Gwen John was born in Haverfordwest, Wales, the second of four children of Edwin William John and his wife Augusta (née Smith). Gwen's elder brother was Thornton John; her younger siblings were Augustus and Winifred. Edwin John was a solicitor whose dour temperament cast a chill over his family, and Augusta was often absent from the children owing to ill health, leaving her two sisters—stern Salvationists—to take her place in the household. Augusta was an amateur watercolourist, and both parents encouraged the children's interest in literature and art. Her mother died when she was eight years of age. Regarding her mother's death and the loss of her influence, her brother, Augustus, later wrote: "My mother would no doubt have been helpful, but she died when I was a small child, after, I fear, a very tearful existence."
Following the mother’s premature death in 1884, the family moved to Tenby in Pembrokeshire, Wales, where the early education of Gwen and her sister Winifred was provided by governesses. Aside from her sister, she also had two brothers, Thornton and Augustus. The siblings often went to the coast of Tenby to sketch. John said that she would make "rapid drawings of beached gulls, shells and fish on stray pieces of paper, or sometimes in the frontispiece of the book she was reading." Although she painted and drew from an early age, Gwen John's earliest surviving work dates from her nineteenth year.

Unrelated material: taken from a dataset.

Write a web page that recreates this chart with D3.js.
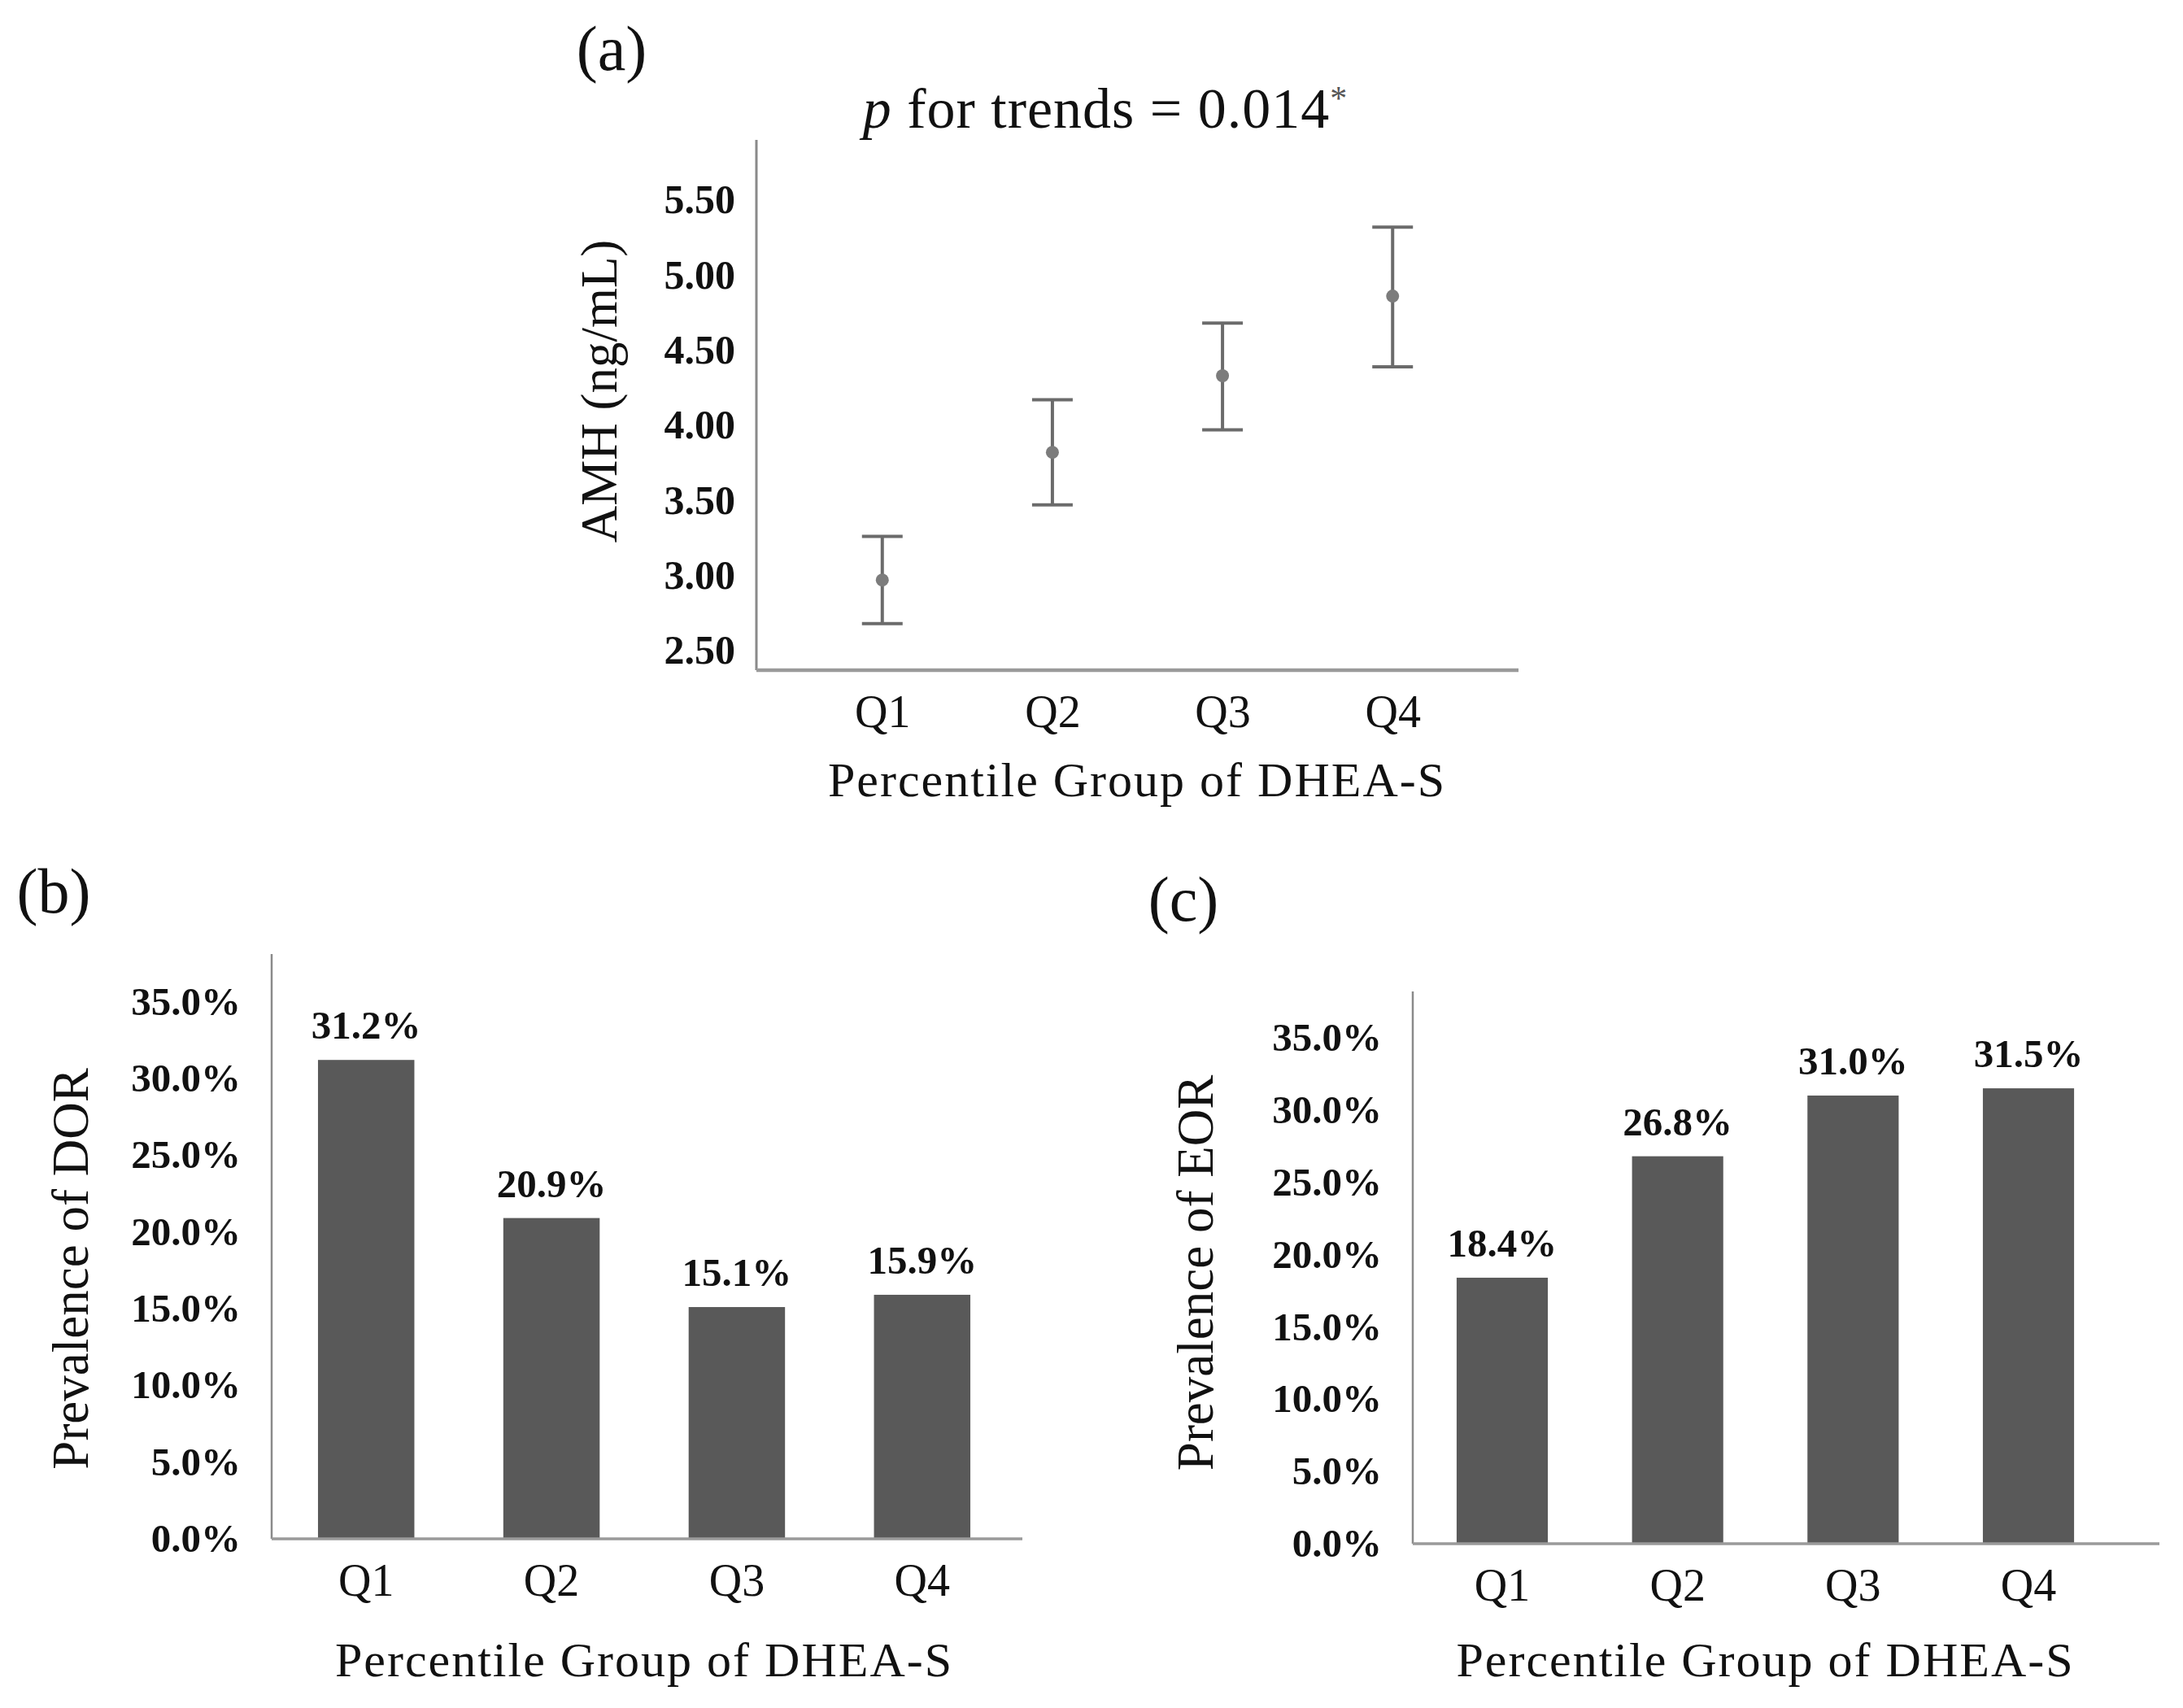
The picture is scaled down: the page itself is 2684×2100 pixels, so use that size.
<!DOCTYPE html>
<html>
<head>
<meta charset="utf-8">
<script src="https://cdn.jsdelivr.net/npm/d3@7"></script>
<style>
  body { margin: 0; background: #fff; }
  svg text { font-family: "Liberation Serif", "Times New Roman", serif; fill: #111; }
</style>
</head>
<body>
<svg id="fig" width="2684" height="2100"></svg>
<script>
/** chart data */
const groups = ["Q1", "Q2", "Q3", "Q4"];

// (a) AMH mean with error bars
const amhMean  = [2.97, 3.82, 4.33, 4.86];
const amhUpper = [3.26, 4.17, 4.68, 5.32];
const amhLower = [2.68, 3.47, 3.97, 4.39];
const amhTicks = [2.5, 3.0, 3.5, 4.0, 4.5, 5.0, 5.5];

// (b) DOR prevalence, (c) EOR prevalence (%)
const dorValues = [31.2, 20.9, 15.1, 15.9];
const eorValues = [18.4, 26.8, 31.0, 31.5];
const pctTicks = [0, 5, 10, 15, 20, 25, 30, 35];

const svg = d3.select('#fig');

/** helpers */
function drawLabel(x, y, txt, size, opts) {
    opts = opts || {};
    return svg.append('text')
        .attr('x', x).attr('y', y)
        .attr('text-anchor', opts.anchor || 'middle')
        .attr('transform', opts.rotate ? `rotate(-90, ${x}, ${y})` : null)
        .style('font-size', size + 'px')
        .style('font-weight', opts.bold ? 'bold' : 'normal')
        .style('letter-spacing', (opts.spacing || 0) + 'px')
        .text(txt);
}

function xTickLabels(scale, yPos) {
    let g = svg.append('g')
        .attr('transform', `translate(0, ${yPos})`)
        .call(d3.axisBottom(scale).tickSize(0).tickPadding(30));
    g.select('.domain').remove();
    g.selectAll('text')
        .style('font-size', '56px')
        .style('font-family', '"Liberation Serif", serif')
        .attr('fill', '#111');
}

function yTickLabels(scale, xPos, ticks, fmt, pad, size) {
    let g = svg.append('g')
        .attr('transform', `translate(${xPos}, 0)`)
        .call(d3.axisLeft(scale).tickValues(ticks).tickFormat(fmt).tickSize(0).tickPadding(pad));
    g.select('.domain').remove();
    g.selectAll('text')
        .style('font-size', size + 'px')
        .style('font-weight', 'bold')
        .style('font-family', '"Liberation Serif", serif')
        .attr('fill', '#111');
}

function axisLines(left, right, top, bottom, xw, yw) {
    svg.append('line')
        .attr('x1', left).attr('x2', left).attr('y1', top).attr('y2', bottom)
        .attr('stroke', '#8a8a8a').attr('stroke-width', yw);
    svg.append('line')
        .attr('x1', left).attr('x2', right).attr('y1', bottom).attr('y2', bottom)
        .attr('stroke', '#9a9a9a').attr('stroke-width', xw);
}

/* ---------------- (a) error bar chart ---------------- */
let a = { left: 930, right: 1867, top: 172, bottom: 824 };

let a_x = d3.scalePoint().domain(groups).range([a.left, a.right]).padding(0.74);
let a_y = d3.scaleLinear().domain([2.37, 5.9]).range([a.bottom, a.top]);

drawLabel(752, 86, '(a)', 78);

let title = svg.append('text')
    .attr('x', 1359).attr('y', 157)
    .attr('text-anchor', 'middle')
    .style('font-size', '70px')
    .style('letter-spacing', '1px');
title.append('tspan').style('font-style', 'italic').text('p');
title.append('tspan').text(' for trends = 0.014');
title.append('tspan').attr('dy', -22).style('font-size', '42px').attr('fill', '#555').text('*');

yTickLabels(a_y, a.left, amhTicks, d3.format('.2f'), 26, 50);
axisLines(a.left, a.right, a.top, a.bottom, 4.5, 3);
xTickLabels(a_x, a.bottom);

let a_data = groups.map((g, i) => ({ g: g, mean: amhMean[i], hi: amhUpper[i], lo: amhLower[i] }));
let capHalf = 25;

let eb = svg.append('g').selectAll('.eb').data(a_data).enter().append('g').attr('class', 'eb');
eb.append('line')
    .attr('x1', d => a_x(d.g)).attr('x2', d => a_x(d.g))
    .attr('y1', d => a_y(d.hi)).attr('y2', d => a_y(d.lo))
    .attr('stroke', '#6b6b6b').attr('stroke-width', 4);
eb.append('line')
    .attr('x1', d => a_x(d.g) - capHalf).attr('x2', d => a_x(d.g) + capHalf)
    .attr('y1', d => a_y(d.hi)).attr('y2', d => a_y(d.hi))
    .attr('stroke', '#6b6b6b').attr('stroke-width', 4);
eb.append('line')
    .attr('x1', d => a_x(d.g) - capHalf).attr('x2', d => a_x(d.g) + capHalf)
    .attr('y1', d => a_y(d.lo)).attr('y2', d => a_y(d.lo))
    .attr('stroke', '#6b6b6b').attr('stroke-width', 4);
eb.append('circle')
    .attr('cx', d => a_x(d.g)).attr('cy', d => a_y(d.mean))
    .attr('r', 8)
    .attr('fill', '#7c7c7c');

drawLabel(758, 481, 'AMH (ng/mL)', 63, { rotate: true });
drawLabel(1398, 979, 'Percentile Group of DHEA-S', 60, { spacing: 2 });

/* ---------------- (b) and (c) bar charts ---------------- */
function barPanel(p, values, tag, yTitle) {
    let xs = d3.scaleBand().domain(groups).range([p.left, p.bandRight])
        .paddingInner(0.48).paddingOuter(0.25);
    let ys = d3.scaleLinear().domain([0, p.max]).range([p.bottom, p.top]);

    drawLabel(p.tagX, p.tagY, tag, 78);

    yTickLabels(ys, p.left, pctTicks, d => d3.format('.1f')(d) + '%', 38, 49);

    let rows = groups.map((g, i) => ({ g: g, v: values[i] }));
    svg.append('g').selectAll('rect').data(rows).enter().append('rect')
        .attr('x', d => xs(d.g))
        .attr('y', d => ys(d.v))
        .attr('width', xs.bandwidth())
        .attr('height', d => ys(0) - ys(d.v))
        .attr('fill', '#595959');

    svg.append('g').selectAll('text').data(rows).enter().append('text')
        .attr('x', d => xs(d.g) + xs.bandwidth() / 2)
        .attr('y', d => ys(d.v) - 26)
        .attr('text-anchor', 'middle')
        .style('font-size', '49px')
        .style('font-weight', 'bold')
        .text(d => d3.format('.1f')(d.v) + '%');

    axisLines(p.left, p.right, p.top, p.bottom, 3.5, 2.5);
    xTickLabels(xs, p.bottom);

    drawLabel(p.yTitleX, p.yTitleY, yTitle, 63, { rotate: true });
    drawLabel((p.left + p.bandRight) / 2, 2061, 'Percentile Group of DHEA-S', 60, { spacing: 2 });
}

barPanel({ left: 334, right: 1257, bandRight: 1250, top: 1173, bottom: 1892, max: 38.1,
           tagX: 66, tagY: 1122, yTitleX: 108, yTitleY: 1560 },
         dorValues, '(b)', 'Prevalence of DOR');

barPanel({ left: 1737, right: 2655, bandRight: 2604, top: 1219, bottom: 1898, max: 38.2,
           tagX: 1455, tagY: 1132, yTitleX: 1491, yTitleY: 1565 },
         eorValues, '(c)', 'Prevalence of EOR');
</script>
</body>
</html>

From 1895 to 1898, she studied at the Slade School of Art, where the program was modeled after French atelier's methods. It was the only art school in the United Kingdom that allowed female students, although there was generally no mixing of men and women on the grounds, in classes, or in corridors. Like her younger brother, Augustus, who had begun his studies there in 1894, she studied figure drawing under Henry Tonks. During this period, she and Augustus shared living quarters, and further reduced their expenses by subsisting on a diet of nuts and fruit. She developed a close relationship with the woman who would become her brother's wife, Ida Nettleship. At this time, she also had a relationship with another of her brother's set, Arthur Ambrose McEvoy, which turned out unhappy. Good friends also included Ursula Tyrwhitt and Gwen Salmond. Gwen John won the Melvill Nettleship Prize for Figure Composition in her final year at Slade.